▸ **GOAL**: Copy the data below exactly, omitting any picture it contains.

▸ **DATA PROVIDED**:

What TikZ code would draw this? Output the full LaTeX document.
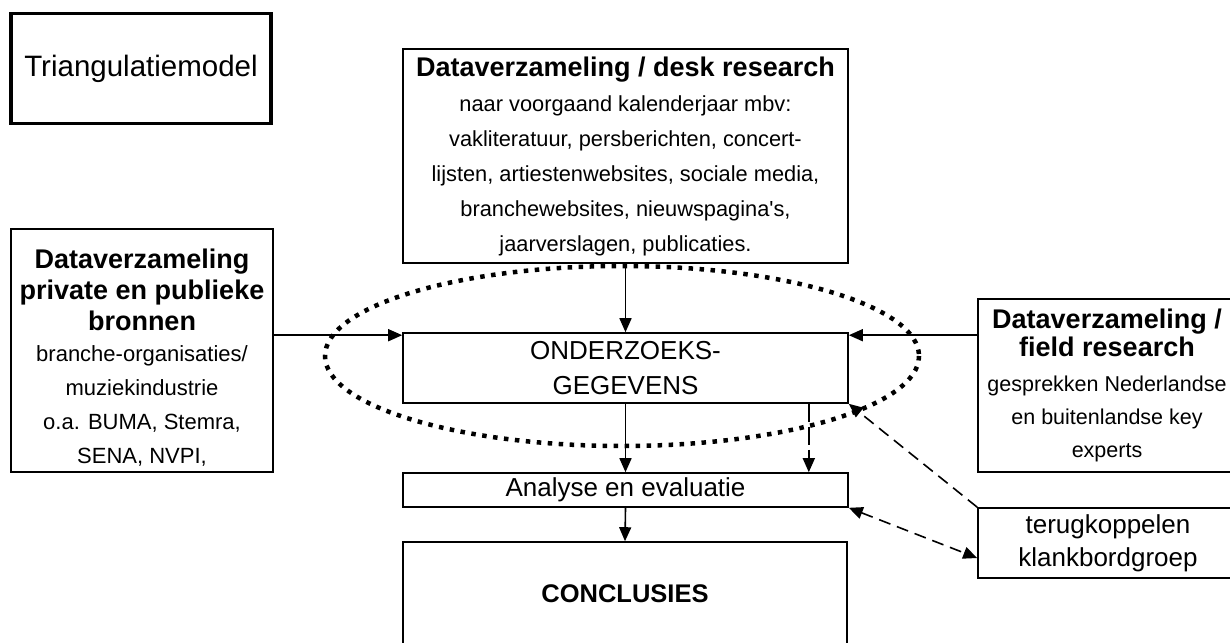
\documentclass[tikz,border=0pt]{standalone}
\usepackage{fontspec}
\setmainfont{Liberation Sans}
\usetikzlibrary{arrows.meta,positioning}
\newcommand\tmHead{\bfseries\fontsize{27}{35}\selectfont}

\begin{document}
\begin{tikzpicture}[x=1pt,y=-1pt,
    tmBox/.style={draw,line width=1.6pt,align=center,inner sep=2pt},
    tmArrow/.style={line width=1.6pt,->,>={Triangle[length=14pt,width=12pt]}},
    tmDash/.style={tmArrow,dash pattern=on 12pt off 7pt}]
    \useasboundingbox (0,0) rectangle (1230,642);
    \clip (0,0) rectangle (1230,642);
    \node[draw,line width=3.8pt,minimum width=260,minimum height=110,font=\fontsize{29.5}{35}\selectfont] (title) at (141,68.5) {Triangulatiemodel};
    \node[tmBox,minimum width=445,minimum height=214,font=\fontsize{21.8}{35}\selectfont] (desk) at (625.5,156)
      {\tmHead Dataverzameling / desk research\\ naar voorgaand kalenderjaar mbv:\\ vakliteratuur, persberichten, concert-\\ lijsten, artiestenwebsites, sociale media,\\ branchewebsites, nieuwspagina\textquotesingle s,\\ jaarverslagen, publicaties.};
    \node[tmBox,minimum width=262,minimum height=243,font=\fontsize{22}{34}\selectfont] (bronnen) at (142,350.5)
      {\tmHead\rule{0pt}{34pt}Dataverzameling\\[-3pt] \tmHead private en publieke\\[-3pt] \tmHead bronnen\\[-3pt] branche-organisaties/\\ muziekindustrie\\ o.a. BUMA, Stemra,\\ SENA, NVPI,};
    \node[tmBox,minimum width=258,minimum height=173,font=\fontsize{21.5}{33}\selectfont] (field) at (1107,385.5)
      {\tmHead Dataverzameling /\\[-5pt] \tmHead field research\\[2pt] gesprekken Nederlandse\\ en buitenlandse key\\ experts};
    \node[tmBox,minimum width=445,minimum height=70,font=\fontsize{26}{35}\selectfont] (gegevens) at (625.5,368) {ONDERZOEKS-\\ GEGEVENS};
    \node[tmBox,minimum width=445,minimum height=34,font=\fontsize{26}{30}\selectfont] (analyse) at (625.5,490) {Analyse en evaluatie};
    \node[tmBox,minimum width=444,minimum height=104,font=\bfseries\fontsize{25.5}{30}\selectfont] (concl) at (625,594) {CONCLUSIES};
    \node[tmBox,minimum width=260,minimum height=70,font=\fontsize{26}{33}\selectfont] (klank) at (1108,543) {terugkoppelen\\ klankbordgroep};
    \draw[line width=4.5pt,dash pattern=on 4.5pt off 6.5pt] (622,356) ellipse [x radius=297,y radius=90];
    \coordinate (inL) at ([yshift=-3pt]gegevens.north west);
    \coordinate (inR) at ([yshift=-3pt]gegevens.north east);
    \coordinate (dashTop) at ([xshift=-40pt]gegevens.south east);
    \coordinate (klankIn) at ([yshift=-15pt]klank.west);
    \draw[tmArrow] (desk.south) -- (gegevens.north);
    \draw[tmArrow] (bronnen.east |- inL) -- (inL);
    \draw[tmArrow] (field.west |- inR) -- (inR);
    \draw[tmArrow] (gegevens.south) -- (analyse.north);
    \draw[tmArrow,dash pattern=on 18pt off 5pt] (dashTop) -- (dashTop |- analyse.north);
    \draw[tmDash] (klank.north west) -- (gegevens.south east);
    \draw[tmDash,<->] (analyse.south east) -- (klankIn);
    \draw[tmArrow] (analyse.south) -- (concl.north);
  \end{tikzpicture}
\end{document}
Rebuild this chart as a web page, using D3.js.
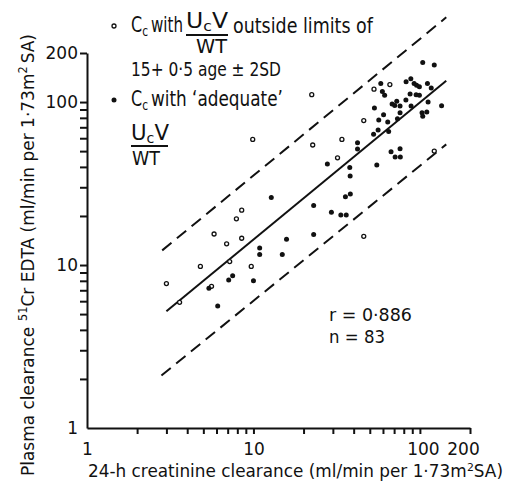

▸ **WRITTEN RESPONSE**:
What TikZ code would draw this? Output the full LaTeX document.
\documentclass[tikz,border=0pt]{standalone}
\usepackage{fontspec}
\setmainfont{Liberation Sans}
\usetikzlibrary{arrows.meta,positioning}
\newcommand\tmHead{\bfseries\fontsize{27}{35}\selectfont}

\begin{document}
\begin{tikzpicture}[x=1pt,y=-1pt,
    tmBox/.style={draw,line width=1.6pt,align=center,inner sep=2pt},
    tmArrow/.style={line width=1.6pt,->,>={Triangle[length=14pt,width=12pt]}},
    tmDash/.style={tmArrow,dash pattern=on 12pt off 7pt}]
    \useasboundingbox (0,0) rectangle (1230,642);
    \clip (0,0) rectangle (1230,642);
    \node[draw,line width=3.8pt,minimum width=260,minimum height=110,font=\fontsize{29.5}{35}\selectfont] (title) at (141,68.5) {Triangulatiemodel};
    \node[tmBox,minimum width=445,minimum height=214,font=\fontsize{21.8}{35}\selectfont] (desk) at (625.5,156)
      {\tmHead Dataverzameling / desk research\\ naar voorgaand kalenderjaar mbv:\\ vakliteratuur, persberichten, concert-\\ lijsten, artiestenwebsites, sociale media,\\ branchewebsites, nieuwspagina\textquotesingle s,\\ jaarverslagen, publicaties.};
    \node[tmBox,minimum width=262,minimum height=243,font=\fontsize{22}{34}\selectfont] (bronnen) at (142,350.5)
      {\tmHead\rule{0pt}{34pt}Dataverzameling\\[-3pt] \tmHead private en publieke\\[-3pt] \tmHead bronnen\\[-3pt] branche-organisaties/\\ muziekindustrie\\ o.a. BUMA, Stemra,\\ SENA, NVPI,};
    \node[tmBox,minimum width=258,minimum height=173,font=\fontsize{21.5}{33}\selectfont] (field) at (1107,385.5)
      {\tmHead Dataverzameling /\\[-5pt] \tmHead field research\\[2pt] gesprekken Nederlandse\\ en buitenlandse key\\ experts};
    \node[tmBox,minimum width=445,minimum height=70,font=\fontsize{26}{35}\selectfont] (gegevens) at (625.5,368) {ONDERZOEKS-\\ GEGEVENS};
    \node[tmBox,minimum width=445,minimum height=34,font=\fontsize{26}{30}\selectfont] (analyse) at (625.5,490) {Analyse en evaluatie};
    \node[tmBox,minimum width=444,minimum height=104,font=\bfseries\fontsize{25.5}{30}\selectfont] (concl) at (625,594) {CONCLUSIES};
    \node[tmBox,minimum width=260,minimum height=70,font=\fontsize{26}{33}\selectfont] (klank) at (1108,543) {terugkoppelen\\ klankbordgroep};
    \draw[line width=4.5pt,dash pattern=on 4.5pt off 6.5pt] (622,356) ellipse [x radius=297,y radius=90];
    \coordinate (inL) at ([yshift=-3pt]gegevens.north west);
    \coordinate (inR) at ([yshift=-3pt]gegevens.north east);
    \coordinate (dashTop) at ([xshift=-40pt]gegevens.south east);
    \coordinate (klankIn) at ([yshift=-15pt]klank.west);
    \draw[tmArrow] (desk.south) -- (gegevens.north);
    \draw[tmArrow] (bronnen.east |- inL) -- (inL);
    \draw[tmArrow] (field.west |- inR) -- (inR);
    \draw[tmArrow] (gegevens.south) -- (analyse.north);
    \draw[tmArrow,dash pattern=on 18pt off 5pt] (dashTop) -- (dashTop |- analyse.north);
    \draw[tmDash] (klank.north west) -- (gegevens.south east);
    \draw[tmDash,<->] (analyse.south east) -- (klankIn);
    \draw[tmArrow] (analyse.south) -- (concl.north);
  \end{tikzpicture}
\end{document}
Rebuild this chart as a web page, using D3.js.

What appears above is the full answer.